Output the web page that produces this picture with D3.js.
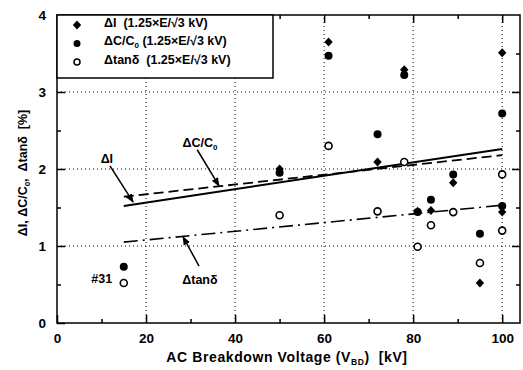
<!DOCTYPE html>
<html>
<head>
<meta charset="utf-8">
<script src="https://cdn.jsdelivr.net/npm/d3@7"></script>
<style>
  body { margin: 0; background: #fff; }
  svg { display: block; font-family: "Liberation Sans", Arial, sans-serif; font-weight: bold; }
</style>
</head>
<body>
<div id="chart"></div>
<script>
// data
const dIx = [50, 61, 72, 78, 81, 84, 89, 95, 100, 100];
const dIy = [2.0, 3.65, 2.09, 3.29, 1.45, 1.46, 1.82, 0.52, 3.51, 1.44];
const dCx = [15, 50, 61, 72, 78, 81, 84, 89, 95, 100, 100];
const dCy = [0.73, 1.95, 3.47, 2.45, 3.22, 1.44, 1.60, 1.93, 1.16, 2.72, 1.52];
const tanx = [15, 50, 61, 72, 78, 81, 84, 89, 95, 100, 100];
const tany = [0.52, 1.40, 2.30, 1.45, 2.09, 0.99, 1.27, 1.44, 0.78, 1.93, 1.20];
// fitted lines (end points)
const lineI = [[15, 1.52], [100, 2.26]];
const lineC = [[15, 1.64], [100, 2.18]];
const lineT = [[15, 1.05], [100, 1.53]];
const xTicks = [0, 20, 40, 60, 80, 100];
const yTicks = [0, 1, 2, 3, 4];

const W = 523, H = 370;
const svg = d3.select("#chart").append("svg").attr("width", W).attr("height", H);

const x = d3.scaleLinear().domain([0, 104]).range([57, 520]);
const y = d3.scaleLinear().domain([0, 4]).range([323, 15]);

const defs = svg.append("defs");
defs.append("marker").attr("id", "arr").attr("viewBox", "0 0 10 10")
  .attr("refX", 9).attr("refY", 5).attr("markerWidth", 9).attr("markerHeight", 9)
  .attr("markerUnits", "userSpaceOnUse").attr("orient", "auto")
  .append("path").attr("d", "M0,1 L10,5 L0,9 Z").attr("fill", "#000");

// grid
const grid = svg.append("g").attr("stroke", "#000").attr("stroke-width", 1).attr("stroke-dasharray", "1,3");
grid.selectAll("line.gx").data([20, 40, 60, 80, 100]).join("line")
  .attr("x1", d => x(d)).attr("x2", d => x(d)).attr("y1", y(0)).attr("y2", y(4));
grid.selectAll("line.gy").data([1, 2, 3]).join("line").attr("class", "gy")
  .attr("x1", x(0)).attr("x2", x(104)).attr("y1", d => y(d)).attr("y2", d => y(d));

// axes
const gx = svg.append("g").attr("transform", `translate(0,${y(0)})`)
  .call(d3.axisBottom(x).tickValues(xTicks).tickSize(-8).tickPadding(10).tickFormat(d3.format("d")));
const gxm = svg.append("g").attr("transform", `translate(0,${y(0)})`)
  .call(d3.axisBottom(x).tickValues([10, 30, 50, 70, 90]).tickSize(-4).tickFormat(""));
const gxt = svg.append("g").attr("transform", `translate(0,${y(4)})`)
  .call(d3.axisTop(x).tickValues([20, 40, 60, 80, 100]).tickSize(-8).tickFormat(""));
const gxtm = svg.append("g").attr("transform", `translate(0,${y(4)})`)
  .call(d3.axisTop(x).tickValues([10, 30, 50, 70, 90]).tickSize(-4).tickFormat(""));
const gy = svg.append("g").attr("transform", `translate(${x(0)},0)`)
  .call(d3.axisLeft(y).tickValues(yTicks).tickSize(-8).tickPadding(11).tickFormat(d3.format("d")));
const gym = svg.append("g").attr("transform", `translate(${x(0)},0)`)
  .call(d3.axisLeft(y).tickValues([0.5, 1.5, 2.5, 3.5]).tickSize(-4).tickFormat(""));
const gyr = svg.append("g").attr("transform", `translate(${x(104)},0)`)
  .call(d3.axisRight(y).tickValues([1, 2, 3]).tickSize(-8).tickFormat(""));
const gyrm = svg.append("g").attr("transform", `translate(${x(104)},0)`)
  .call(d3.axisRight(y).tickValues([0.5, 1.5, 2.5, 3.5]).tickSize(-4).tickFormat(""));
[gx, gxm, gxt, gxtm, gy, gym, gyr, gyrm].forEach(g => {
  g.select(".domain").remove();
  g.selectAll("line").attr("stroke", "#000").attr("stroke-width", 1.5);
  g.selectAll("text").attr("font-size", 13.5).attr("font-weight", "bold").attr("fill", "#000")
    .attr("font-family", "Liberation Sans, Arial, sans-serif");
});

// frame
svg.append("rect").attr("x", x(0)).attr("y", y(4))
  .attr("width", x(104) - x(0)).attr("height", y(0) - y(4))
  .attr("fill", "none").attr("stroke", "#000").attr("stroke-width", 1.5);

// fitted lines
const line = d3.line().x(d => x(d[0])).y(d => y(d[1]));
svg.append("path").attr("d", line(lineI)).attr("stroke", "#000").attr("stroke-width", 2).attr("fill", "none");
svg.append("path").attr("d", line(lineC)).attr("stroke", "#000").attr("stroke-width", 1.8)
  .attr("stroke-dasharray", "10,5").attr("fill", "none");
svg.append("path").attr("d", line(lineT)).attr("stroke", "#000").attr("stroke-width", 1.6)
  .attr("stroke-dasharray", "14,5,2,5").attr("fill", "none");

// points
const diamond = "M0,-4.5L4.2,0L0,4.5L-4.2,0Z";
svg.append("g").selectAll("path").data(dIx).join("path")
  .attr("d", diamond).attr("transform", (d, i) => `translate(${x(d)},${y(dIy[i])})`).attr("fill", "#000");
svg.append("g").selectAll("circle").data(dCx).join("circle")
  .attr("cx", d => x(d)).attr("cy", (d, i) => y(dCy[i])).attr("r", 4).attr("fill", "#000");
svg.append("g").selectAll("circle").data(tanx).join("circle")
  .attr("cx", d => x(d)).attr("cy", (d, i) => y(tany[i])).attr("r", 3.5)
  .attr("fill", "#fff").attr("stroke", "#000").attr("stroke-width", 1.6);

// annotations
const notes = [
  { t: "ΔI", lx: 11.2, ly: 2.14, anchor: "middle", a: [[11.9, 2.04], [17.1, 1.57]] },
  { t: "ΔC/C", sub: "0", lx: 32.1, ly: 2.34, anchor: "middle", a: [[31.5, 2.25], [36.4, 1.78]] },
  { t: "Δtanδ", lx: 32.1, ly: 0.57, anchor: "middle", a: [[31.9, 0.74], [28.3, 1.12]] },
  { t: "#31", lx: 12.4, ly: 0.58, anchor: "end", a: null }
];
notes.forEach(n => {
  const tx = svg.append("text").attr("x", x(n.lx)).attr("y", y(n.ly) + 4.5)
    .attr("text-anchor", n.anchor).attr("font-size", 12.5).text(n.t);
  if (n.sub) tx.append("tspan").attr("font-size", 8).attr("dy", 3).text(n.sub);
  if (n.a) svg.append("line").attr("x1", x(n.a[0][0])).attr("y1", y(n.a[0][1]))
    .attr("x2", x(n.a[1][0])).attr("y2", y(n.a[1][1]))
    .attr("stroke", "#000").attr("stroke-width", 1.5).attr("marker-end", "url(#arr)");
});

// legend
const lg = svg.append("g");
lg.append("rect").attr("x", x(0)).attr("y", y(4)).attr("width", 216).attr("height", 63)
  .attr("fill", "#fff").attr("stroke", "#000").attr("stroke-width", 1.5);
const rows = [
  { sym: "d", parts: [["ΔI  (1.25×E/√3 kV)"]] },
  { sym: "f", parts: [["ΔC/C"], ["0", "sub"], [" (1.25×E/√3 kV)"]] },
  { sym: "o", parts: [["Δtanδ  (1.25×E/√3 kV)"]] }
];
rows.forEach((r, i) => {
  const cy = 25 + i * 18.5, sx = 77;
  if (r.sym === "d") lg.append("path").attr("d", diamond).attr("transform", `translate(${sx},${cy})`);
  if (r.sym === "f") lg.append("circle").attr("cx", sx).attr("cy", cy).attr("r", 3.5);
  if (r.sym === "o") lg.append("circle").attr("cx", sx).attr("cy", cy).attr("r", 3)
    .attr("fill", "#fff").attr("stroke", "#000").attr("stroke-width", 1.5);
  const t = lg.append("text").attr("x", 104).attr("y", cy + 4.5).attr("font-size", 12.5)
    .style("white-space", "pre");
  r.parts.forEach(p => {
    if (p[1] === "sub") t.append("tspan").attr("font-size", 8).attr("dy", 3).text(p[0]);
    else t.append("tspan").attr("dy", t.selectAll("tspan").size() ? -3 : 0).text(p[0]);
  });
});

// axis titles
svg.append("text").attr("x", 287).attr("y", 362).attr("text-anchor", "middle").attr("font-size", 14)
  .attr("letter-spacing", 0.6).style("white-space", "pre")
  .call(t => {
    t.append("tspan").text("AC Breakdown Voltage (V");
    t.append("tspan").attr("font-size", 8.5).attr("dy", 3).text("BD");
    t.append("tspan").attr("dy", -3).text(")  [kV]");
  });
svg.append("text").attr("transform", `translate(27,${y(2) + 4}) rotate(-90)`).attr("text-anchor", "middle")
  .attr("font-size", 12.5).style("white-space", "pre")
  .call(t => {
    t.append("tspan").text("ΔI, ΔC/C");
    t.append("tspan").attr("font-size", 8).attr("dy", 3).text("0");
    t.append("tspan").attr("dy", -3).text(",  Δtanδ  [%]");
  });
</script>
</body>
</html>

PROMPT: Exactly reproduce the run of lines from the start of the listing through the line with "const y = d3.scaleLinear().domain([0, 4]).range([323, 15]);", inclusive; pictures are not copied.

FINAL RESULT:
Output the web page that produces this picture with D3.js.
<!DOCTYPE html>
<html>
<head>
<meta charset="utf-8">
<script src="https://cdn.jsdelivr.net/npm/d3@7"></script>
<style>
  body { margin: 0; background: #fff; }
  svg { display: block; font-family: "Liberation Sans", Arial, sans-serif; font-weight: bold; }
</style>
</head>
<body>
<div id="chart"></div>
<script>
// data
const dIx = [50, 61, 72, 78, 81, 84, 89, 95, 100, 100];
const dIy = [2.0, 3.65, 2.09, 3.29, 1.45, 1.46, 1.82, 0.52, 3.51, 1.44];
const dCx = [15, 50, 61, 72, 78, 81, 84, 89, 95, 100, 100];
const dCy = [0.73, 1.95, 3.47, 2.45, 3.22, 1.44, 1.60, 1.93, 1.16, 2.72, 1.52];
const tanx = [15, 50, 61, 72, 78, 81, 84, 89, 95, 100, 100];
const tany = [0.52, 1.40, 2.30, 1.45, 2.09, 0.99, 1.27, 1.44, 0.78, 1.93, 1.20];
// fitted lines (end points)
const lineI = [[15, 1.52], [100, 2.26]];
const lineC = [[15, 1.64], [100, 2.18]];
const lineT = [[15, 1.05], [100, 1.53]];
const xTicks = [0, 20, 40, 60, 80, 100];
const yTicks = [0, 1, 2, 3, 4];

const W = 523, H = 370;
const svg = d3.select("#chart").append("svg").attr("width", W).attr("height", H);

const x = d3.scaleLinear().domain([0, 104]).range([57, 520]);
const y = d3.scaleLinear().domain([0, 4]).range([323, 15]);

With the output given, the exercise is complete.